MUMBAI: Cyclone Nisarga, which intensified into a “severe cyclonic storm” Wednesday morning, made landfall at India’s Maharashtra coast near Mumbai.
This is the second cyclone to strike India in two weeks and the first such storm that impact Mumbai in over 100 years.
Cyclone Nisarga made landfall at the Ratnagiri and Sindhudurg districts earlier today and is expected to subside by Thursday morning, media reports said.
The cyclone has been named by Bangladesh and ‘Nisarga’ means the ‘nature’.
Cyclone Nisarga, which intensified into a severe cyclonic storm in the Arabian Sea, made its landfall along India’s western coast, forcing a high alert in the financial hub of Mumbai and evacuation of tens of thousands of people.
“[The] landfall process started and it will be completed during the next three hours.

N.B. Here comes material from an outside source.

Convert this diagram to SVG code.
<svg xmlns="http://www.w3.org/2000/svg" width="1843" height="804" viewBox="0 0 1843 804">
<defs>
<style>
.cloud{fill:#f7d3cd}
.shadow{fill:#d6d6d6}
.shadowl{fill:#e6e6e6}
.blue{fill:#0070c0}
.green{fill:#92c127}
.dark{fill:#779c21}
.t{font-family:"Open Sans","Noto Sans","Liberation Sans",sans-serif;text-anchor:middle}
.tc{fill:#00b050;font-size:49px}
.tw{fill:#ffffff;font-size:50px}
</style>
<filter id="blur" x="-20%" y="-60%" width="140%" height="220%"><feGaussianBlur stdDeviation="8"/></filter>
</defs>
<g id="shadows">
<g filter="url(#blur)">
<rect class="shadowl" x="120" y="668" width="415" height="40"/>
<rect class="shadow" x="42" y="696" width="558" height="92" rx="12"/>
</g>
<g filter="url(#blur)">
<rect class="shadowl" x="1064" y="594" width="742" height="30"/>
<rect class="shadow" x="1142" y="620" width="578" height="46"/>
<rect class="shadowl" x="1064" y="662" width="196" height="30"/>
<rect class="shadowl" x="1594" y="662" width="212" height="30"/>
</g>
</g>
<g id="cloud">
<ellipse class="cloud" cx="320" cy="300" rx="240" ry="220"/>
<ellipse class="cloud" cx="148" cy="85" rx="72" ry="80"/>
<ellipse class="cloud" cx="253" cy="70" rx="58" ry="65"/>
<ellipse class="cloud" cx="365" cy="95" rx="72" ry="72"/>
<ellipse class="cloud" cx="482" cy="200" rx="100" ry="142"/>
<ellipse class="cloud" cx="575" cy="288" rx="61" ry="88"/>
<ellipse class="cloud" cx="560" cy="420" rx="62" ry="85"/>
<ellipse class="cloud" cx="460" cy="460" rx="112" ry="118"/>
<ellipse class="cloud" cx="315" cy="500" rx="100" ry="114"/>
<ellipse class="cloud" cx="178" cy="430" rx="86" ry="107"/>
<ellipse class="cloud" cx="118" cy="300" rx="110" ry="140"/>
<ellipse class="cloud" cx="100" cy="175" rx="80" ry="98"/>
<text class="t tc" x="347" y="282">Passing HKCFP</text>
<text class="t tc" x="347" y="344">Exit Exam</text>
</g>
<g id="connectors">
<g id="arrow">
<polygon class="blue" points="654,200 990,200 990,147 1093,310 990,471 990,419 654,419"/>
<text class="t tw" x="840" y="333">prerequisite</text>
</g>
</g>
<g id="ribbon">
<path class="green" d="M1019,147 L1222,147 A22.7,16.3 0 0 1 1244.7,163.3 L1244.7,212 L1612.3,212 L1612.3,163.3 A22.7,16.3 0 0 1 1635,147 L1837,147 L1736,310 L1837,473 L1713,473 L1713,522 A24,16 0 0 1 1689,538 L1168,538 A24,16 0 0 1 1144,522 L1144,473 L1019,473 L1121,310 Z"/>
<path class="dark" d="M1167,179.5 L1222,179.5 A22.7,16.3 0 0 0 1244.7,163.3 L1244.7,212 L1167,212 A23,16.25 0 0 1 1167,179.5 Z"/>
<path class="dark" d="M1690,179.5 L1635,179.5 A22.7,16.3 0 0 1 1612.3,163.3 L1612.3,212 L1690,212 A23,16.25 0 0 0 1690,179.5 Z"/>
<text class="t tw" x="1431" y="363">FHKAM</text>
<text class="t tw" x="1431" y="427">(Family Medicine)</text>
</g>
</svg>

The northeast sector of the eye of the severe cyclonic storm Nisarga is entering into the land,” India’s meteorological department said on Wednesday.

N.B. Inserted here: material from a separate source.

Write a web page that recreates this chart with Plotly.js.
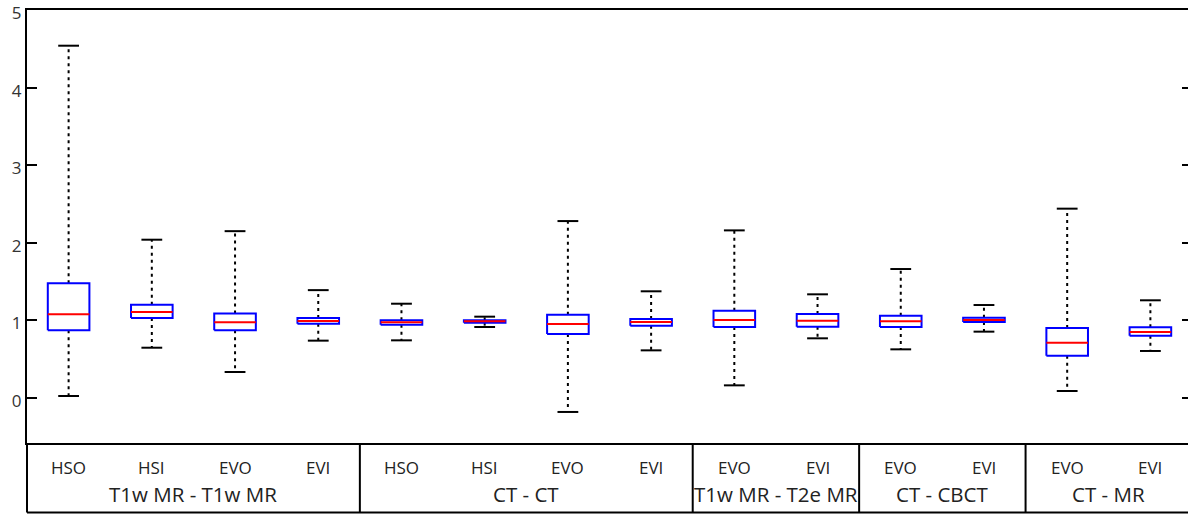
<!DOCTYPE html>
<html>
<head>
<meta charset="utf-8">
<script src="https://cdn.plot.ly/plotly-3.0.1.min.js"></script>
<style>
html,body{margin:0;padding:0;overflow:hidden;background:#fff;}
#chart{width:1192px;height:514px;}
</style>
</head>
<body>
<div id="chart"></div>
<script>
// ---- data ----
const categories = ["HSO","HSI","EVO","EVI","HSO","HSI","EVO","EVI","EVO","EVI","EVO","EVI","EVO","EVI"];
const groupNames = ["T1w MR - T1w MR","CT - CT","T1w MR - T2e MR","CT - CBCT","CT - MR"];
const groupSizes = [4, 4, 2, 2, 2];
const upperWhisker = [4.54, 2.04, 2.15, 1.39, 1.215, 1.048, 2.28, 1.375, 2.16, 1.336, 1.662, 1.198, 2.44, 1.259];
const q3Values     = [1.478, 1.203, 1.09, 1.031, 1.001, 1.001, 1.074, 1.018, 1.125, 1.082, 1.061, 1.035, 0.902, 0.911];
const medianValues = [1.078, 1.108, 0.975, 0.992, 0.975, 0.988, 0.954, 0.979, 1.005, 0.996, 0.988, 1.005, 0.713, 0.851];
const q1Values     = [0.872, 1.031, 0.872, 0.958, 0.945, 0.971, 0.825, 0.932, 0.915, 0.919, 0.915, 0.979, 0.545, 0.803];
const lowerWhisker = [0.026, 0.648, 0.335, 0.739, 0.743, 0.915, -0.18, 0.614, 0.163, 0.769, 0.627, 0.855, 0.09, 0.606];
const yTicks = [0, 1, 2, 3, 4, 5];

// ---- build traces ----
const boxHalf = 0.25, capHalf = 0.125;
const wx=[], wy=[], cx=[], cy=[], bx=[], by=[], mx=[], my=[];
categories.forEach((c, i) => {
  const x = i + 1;
  wx.push(x, x, null, x, x, null);
  wy.push(q3Values[i], upperWhisker[i], null, q1Values[i], lowerWhisker[i], null);
  cx.push(x-capHalf, x+capHalf, null, x-capHalf, x+capHalf, null);
  cy.push(upperWhisker[i], upperWhisker[i], null, lowerWhisker[i], lowerWhisker[i], null);
  bx.push(x-boxHalf, x+boxHalf, x+boxHalf, x-boxHalf, x-boxHalf, null);
  by.push(q1Values[i], q1Values[i], q3Values[i], q3Values[i], q1Values[i], null);
  mx.push(x-boxHalf, x+boxHalf, null);
  my.push(medianValues[i], medianValues[i], null);
});

const traces = [
  {x: wx, y: wy, mode: 'lines', line: {color: '#000', width: 2, dash: '3px,4px'}, hoverinfo: 'skip'},
  {x: cx, y: cy, mode: 'lines', line: {color: '#000', width: 2}, hoverinfo: 'skip'},
  {x: bx, y: by, mode: 'lines', line: {color: '#0000ff', width: 2}, hoverinfo: 'skip'},
  {x: mx, y: my, mode: 'lines', line: {color: '#ff0000', width: 2}, hoverinfo: 'skip'}
];

// ---- table below plot ----
const plotH = 514 - 10 - 71;
const tableBottom = -(512.5 - 443) / plotH;
const shapes = [];
const annotations = [];
const fontFam = 'Open Sans, sans-serif';
shapes.push({type: 'line', xref: 'paper', yref: 'paper', x0: 0, x1: 1, y0: tableBottom, y1: tableBottom, line: {color: '#000', width: 2}});
shapes.push({type: 'line', xref: 'paper', yref: 'paper', x0: 0, x1: 0, y0: 0, y1: tableBottom, line: {color: '#000', width: 2}});
let start = 0;
groupNames.forEach((g, gi) => {
  const n = groupSizes[gi];
  const center = start + (n + 1) / 2;
  annotations.push({text: g, xref: 'x', yref: 'paper', x: center, y: 0, yanchor: 'middle', yshift: -51,
    showarrow: false, font: {family: fontFam, size: 20.5, color: '#222'}});
  const sep = start + n + 0.5;
  if (gi < groupNames.length - 1) {
    shapes.push({type: 'line', xref: 'x', yref: 'paper', x0: sep, x1: sep, y0: 0, y1: tableBottom, line: {color: '#000', width: 2}});
  }
  start += n;
});
categories.forEach((c, i) => {
  annotations.push({text: c, xref: 'x', yref: 'paper', x: i + 1, y: 0, yanchor: 'middle', yshift: -24,
    showarrow: false, font: {family: fontFam, size: 17, color: '#222'}});
});

const layout = {
  width: 1192, height: 514,
  margin: {l: 27, r: 0, t: 10, b: 71},
  paper_bgcolor: '#fff', plot_bgcolor: '#fff',
  showlegend: false,
  xaxis: {range: [0.5, 14.5], showgrid: false, zeroline: false, showticklabels: false, ticks: '',
          showline: true, linecolor: '#000', linewidth: 2, mirror: true, fixedrange: true},
  yaxis: {range: [-0.58, 5.0001], tickvals: yTicks, ticktext: yTicks.map(String), showgrid: false, zeroline: false,
          ticks: 'inside', ticklen: 10, tickwidth: 2, tickcolor: '#000',
          showline: true, linecolor: '#000', linewidth: 2, mirror: 'ticks', ticklabeloverflow: 'allow',
          ticklabelshift: 3,
          tickfont: {family: fontFam, size: 17, color: '#333'}, fixedrange: true},
  shapes: shapes,
  annotations: annotations
};

Plotly.newPlot('chart', traces, layout, {displayModeBar: false, staticPlot: true});
</script>
</body>
</html>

Nisarga caused heavy rains and winds gusting up to 120km (75 miles) per hour as a category 4 cyclone near the coastal city of Alibagh, about 98km (60 miles) south of Mumbai, which is home to more than 18 million people.
At least 100,000 people, including coronavirus patients, were moved to safer locations, according to officials. The storm surge threatened to flood beaches and low-lying slums as city authorities struggled to contain the pandemic.
Cyclones often skirt densely populated Mumbai, though every year during torrential rains of the June-September monsoon season roads are submerged, and the suburban railway service that serves millions of people comes to a halt.
The city has rarely faced the brunt of cyclones – the last severe storm to hit the city struck in 1948, killing 12 people and injuring more than 100.
Earlier, the National Disaster Management Authority (NDMA) of Pakistan said that the country’s coastal areas are under “no immediate threat” from tropical cyclone “Nisarga” in the Arabian sea.